Challenges of Consent
Jeremy Webber
Canada Research Chair in Law and Society
University of Victoria
Discussion Paper for the 2004 conference of the Consortium on Democratic Constitutionalism:
“Consent as the Foundation for Political Community”
1-3 October 2004
Draft: 28 August 2004
I. Introduction
Almost all the governments which exist at present, or of which there remains any record in story, have been founded originally, either on usurpation or conquest, or both, without any pretence of a fair consent or voluntary subjection of the people.
…
The face of the earth is continually changing, by the increase of small kingdoms into great empires, by the dissolution of great empires into smaller kingdoms, by the planting of colonies, by the migration of tribes. Is there any thing discoverable in all these events but force and violence? Where is the mutual agreement or voluntary association so much talked of?
…
I maintain, that human affairs will never admit of this consent, seldom of the appearance of it; but that conquest or usurpation, that is, in plain terms, force, by dissolving the ancient governments, is the origin of almost all the new ones which were ever established in the world. And that in the few cases where consent may seem to have taken place, it was commonly so irregular, so confined, or so much intermixed either with fraud or violence, that it cannot have any great authority.[1]

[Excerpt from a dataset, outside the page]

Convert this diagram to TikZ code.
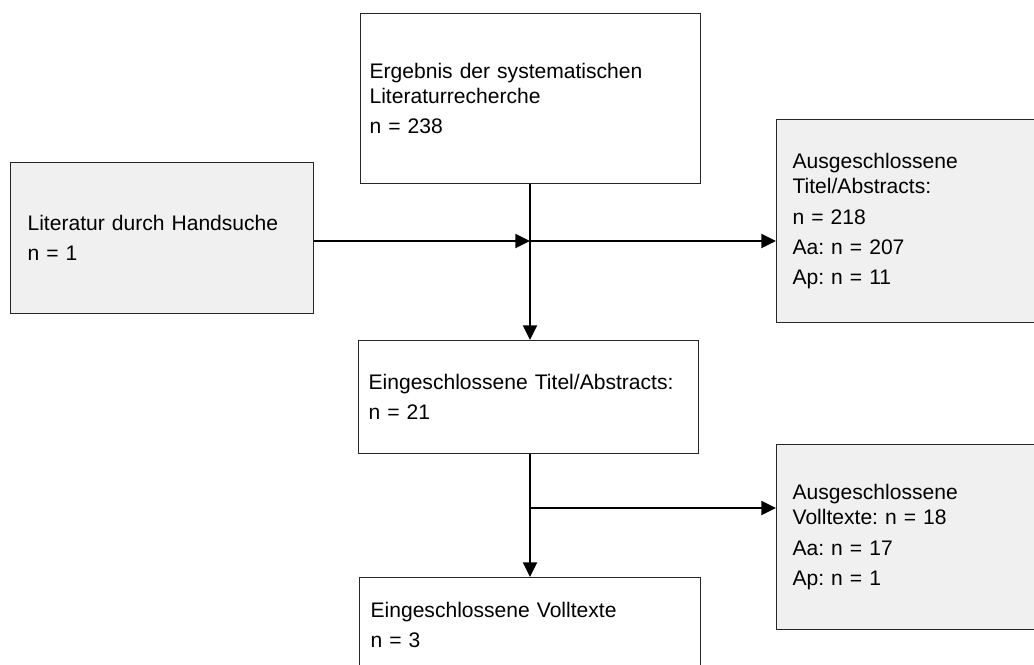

Thus wrote the inveterate sceptic, David Hume, in direct response to John Locke’s claim that society was founded on contract or consent. His remarks introduce several themes that will be crucial to this conference:
- First and most obviously, Hume attacks the idea that existing political communities are founded on consent. Political community is often said to derive from the consent of the people. Hume claims this idea is a myth. When one looks at how real societies have been created, they are founded on force, not consent.
- Hume refers directly to colonization, which was in full spate at the time he was writing. Colonization could hardly conform less to a model of free individuals coming together in a state of nature to create their own political society. On the contrary, colonization is marked by force, fraud, and imposition. There may be elements of agreement present (in the indigenous context one might think of trade relations and the conclusion of treaties), but these are generally (to adapt Hume’s language) “intermixed either with fraud or violence”, so that consent “cannot have any great authority”.
- The crucial role of force in the founding of political power is not confined to the colonial relationship. Hume makes very clear that he believes this is true of all political authority, in both European and non-European societies. All political authority was historically founded on force.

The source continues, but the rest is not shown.